Authorisation to investigate u/s 17 of PC Act:
The truth and veracity of the authorisation order not being in issue, the failure to file it along with the chargesheet was an omission constituting a procedural lapse only. The rejection of the first application on 11.03.2008 not having been ordered on merits, but for failure to furnish a satisfactory explanation for the delay, Section 362 Cr.P.C has no relevance on facts. We are, therefore, of the opinion that there was no impediment in the appellant seeking to bring the same on record subsequently under Section 173(2)(5)(a) of the Code. The consequences of disallowing the procedural lapse were substantive in nature.
Failure to produce authorisation alongwith chargesheet:
In Bihar State Electricity Board vs. Bhowra Kankanee Collieries Ltd., 1984 Supp SCC 597, the Supreme Court opined:
“6. Undoubtedly, there is some negligence but when a substantive matter is dismissed on the ground of failure to comply with procedural directions, there is always some element of negligence involved in it because a vigilant litigant would not miss complying with procedural direction….. The question is whether the degree of negligence is so high as to bang the door of court to a suitor seeking justice. In other words, should an investigation of facts for rendering justice be peremptorily thwarted by some procedural lacuna?”
The failure to bring the authorisation on record, as observed, was more a matter of procedure, which is but a handmaid of justice. Substantive justice must always prevail over procedural or technical justice. To hold that failure to explain delay in a procedural matter would operate as res judicata will be a travesty of justice considering that the present is a matter relating to corruption in public life by holder of a public post. The rights of an accused are undoubtedly important, but so is the rule of law and societal interest in ensuring that an alleged offender be subjected to the laws of the land in the larger public interest. To put the rights of an accused at a higher pedestal and to make the rule of law and societal interest in prevention of crime, subservient to the same cannot be considered as dispensation of justice. A balance therefore has to be struck. A procedural lapse cannot be placed at par with what is or may be substantive violation of the law.
In Sakshi vs. Union of India, (2004) 5 SCC 518, the Court observed:
“31.…. There is major difference between substantive provisions defining crimes and providing punishment for the same and procedural enactment laying down the procedure of trial of such offences. Rules of procedure are handmaiden of justice and are meant to advance and not to obstruct the cause of justice. It is, therefore, permissible for the court to expand or enlarge the meanings of such provisions in order to elicit the truth and do justice with the parties.”
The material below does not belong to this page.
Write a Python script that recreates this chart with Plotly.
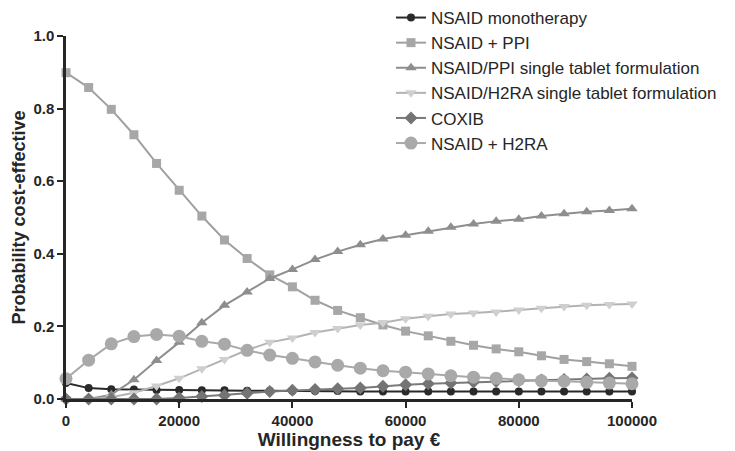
import plotly.graph_objects as go

# Willingness-to-pay thresholds (EUR)
wtp = list(range(0, 100001, 4000))

# Probability that each strategy is cost-effective at each threshold
nsaid_mono = [0.044, 0.030, 0.027, 0.026, 0.025, 0.025, 0.024, 0.024, 0.023, 0.023,
              0.022, 0.022, 0.022, 0.021, 0.021, 0.021, 0.021, 0.021, 0.021, 0.021,
              0.021, 0.021, 0.021, 0.021, 0.021, 0.021]
nsaid_ppi = [0.899, 0.858, 0.798, 0.728, 0.649, 0.575, 0.504, 0.438, 0.387, 0.342,
             0.309, 0.272, 0.244, 0.224, 0.204, 0.187, 0.174, 0.159, 0.148, 0.138,
             0.130, 0.119, 0.109, 0.103, 0.097, 0.090]
nsaid_ppi_stf = [0.0, 0.0, 0.012, 0.053, 0.106, 0.156, 0.210, 0.258, 0.295, 0.332,
                 0.357, 0.384, 0.406, 0.425, 0.441, 0.451, 0.462, 0.473, 0.482, 0.490,
                 0.495, 0.504, 0.510, 0.516, 0.519, 0.524]
nsaid_h2ra_stf = [0.0, 0.0, 0.005, 0.017, 0.036, 0.057, 0.083, 0.109, 0.135, 0.156,
                  0.168, 0.183, 0.194, 0.204, 0.210, 0.221, 0.228, 0.234, 0.237, 0.240,
                  0.245, 0.250, 0.255, 0.258, 0.260, 0.262]
coxib = [0.0, 0.0, 0.0, 0.0, 0.0, 0.003, 0.007, 0.010, 0.016, 0.021,
         0.024, 0.026, 0.028, 0.030, 0.035, 0.039, 0.042, 0.044, 0.047, 0.049,
         0.050, 0.052, 0.054, 0.055, 0.057, 0.058]
nsaid_h2ra = [0.056, 0.107, 0.152, 0.172, 0.178, 0.173, 0.159, 0.151, 0.134, 0.121,
              0.112, 0.102, 0.093, 0.085, 0.078, 0.074, 0.069, 0.064, 0.060, 0.057,
              0.053, 0.050, 0.049, 0.046, 0.044, 0.042]

x_ticks = [0, 20000, 40000, 60000, 80000, 100000]
y_ticks = [0.0, 0.2, 0.4, 0.6, 0.8, 1.0]

series = [
    ("NSAID monotherapy", nsaid_mono, "circle", 8, "#2a2a2a", "#2a2a2a"),
    ("NSAID + PPI", nsaid_ppi, "square", 9, "#a7a7a7", "#a0a0a0"),
    ("NSAID/PPI single tablet formulation", nsaid_ppi_stf, "triangle-up", 10, "#8e8e8e", "#8e8e8e"),
    ("NSAID/H2RA single tablet formulation", nsaid_h2ra_stf, "triangle-down", 10, "#cfcfcf", "#b3b3b3"),
    ("COXIB", coxib, "diamond", 10, "#747474", "#7a7a7a"),
    ("NSAID + H2RA", nsaid_h2ra, "circle", 13, "#a9a9a9", "#a9a9a9"),
]

FONT = "Liberation Sans, Arial, sans-serif"

fig = go.Figure()
for name, vals, sym, size, mcol, lcol in series:
    fig.add_trace(go.Scatter(
        x=wtp, y=vals, name=name, mode="lines+markers",
        line=dict(color=lcol, width=2),
        marker=dict(symbol=sym, size=size, color=mcol, line=dict(width=0)),
        cliponaxis=False,
    ))

axis_common = dict(
    showgrid=False, zeroline=False, showline=True,
    linecolor="#262626", linewidth=2.5,
    ticks="outside", ticklen=6, tickwidth=2, tickcolor="#262626",
    tickfont=dict(family=FONT, size=15, color="#262626", weight="bold"),
)

fig.update_layout(
    width=735, height=451,
    margin=dict(l=66, r=103, t=36, b=52, autoexpand=False),
    paper_bgcolor="white", plot_bgcolor="white",
    font=dict(family=FONT, color="#262626"),
    xaxis=dict(
        range=[0, 100000], tickvals=x_ticks, ticktext=[str(v) for v in x_ticks],
        title=dict(text="Willingness to pay €", standoff=5,
                   font=dict(family=FONT, size=19, color="#262626", weight="bold")),
        **axis_common,
    ),
    yaxis=dict(
        range=[0, 1.0], tickvals=y_ticks, ticktext=[f"{v:.1f}" for v in y_ticks],
        title=dict(text="Probability cost-effective", standoff=4,
                   font=dict(family=FONT, size=18, color="#262626", weight="bold")),
        **axis_common,
    ),
    legend=dict(
        xref="container", yref="container",
        x=391 / 735, y=1.0, xanchor="left", yanchor="top",
        font=dict(family=FONT, size=17, color="#262626"),
        bgcolor="rgba(0,0,0,0)", tracegroupgap=0,
    ),
)

fig.write_html("out.html")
The High Court was exercising inherent jurisdiction in the interest of justice and to prevent the abuse of the process of law. In the facts and circumstances of the case, the High Court ought to have exercised its inherent powers to allow the bringing of the authorisation order on record rather than to have adopted a narrow and pedantic approach to its own jurisdiction given the provisions of Section 173(2)(5)(a), Cr.P.C., as observed in R.S. Pai (supra):
“From the aforesaid subsections, it is apparent that normally, the investigating officer is required to produce all the relevant documents at the time of submitting the chargesheet. At the same time, as there is no specific prohibition, it cannot be held that the additional documents cannot be produced subsequently. If some mistake is committed in not producing the relevant documents at the time of submitting the report or the chargesheet, it is always open to the investigating officer to produce the same with the permission of the court. In our view, considering the preliminary stage of prosecution and the context in which the police officer is required to forward to the Magistrate all the documents or the relevant extracts thereof on which the prosecution proposes to rely, the word “shall” used in subsection (5) cannot be interpreted as mandatory, but as directory. Normally, the documents gathered during the investigation upon which the prosecution wants to rely are required to be forwarded to the Magistrate, but if there is some omission, it would not mean that the remaining documents cannot be produced subsequently. Analogous provision under Section 173(4) of the Code of Criminal Procedure, 1898 was considered by this Court in Narayan Rao v. State of A.P. and it was held that the word “shall” occurring in subsection (4) of Section 173 and subsection (3) of Section 207 A is not mandatory but only directory. Further, the scheme of subsection (8) of Section 173 also makes it abundantly clear that even after the chargesheet is submitted, further investigation, if called for, is not precluded. If further investigation is not precluded then there is no question of not permitting the prosecution to produce additional documents which were gathered prior to or subsequent to the investigation. In such cases, there cannot be any prejudice to the accused. Hence, the impugned order passed by the Special Court cannot be sustained.”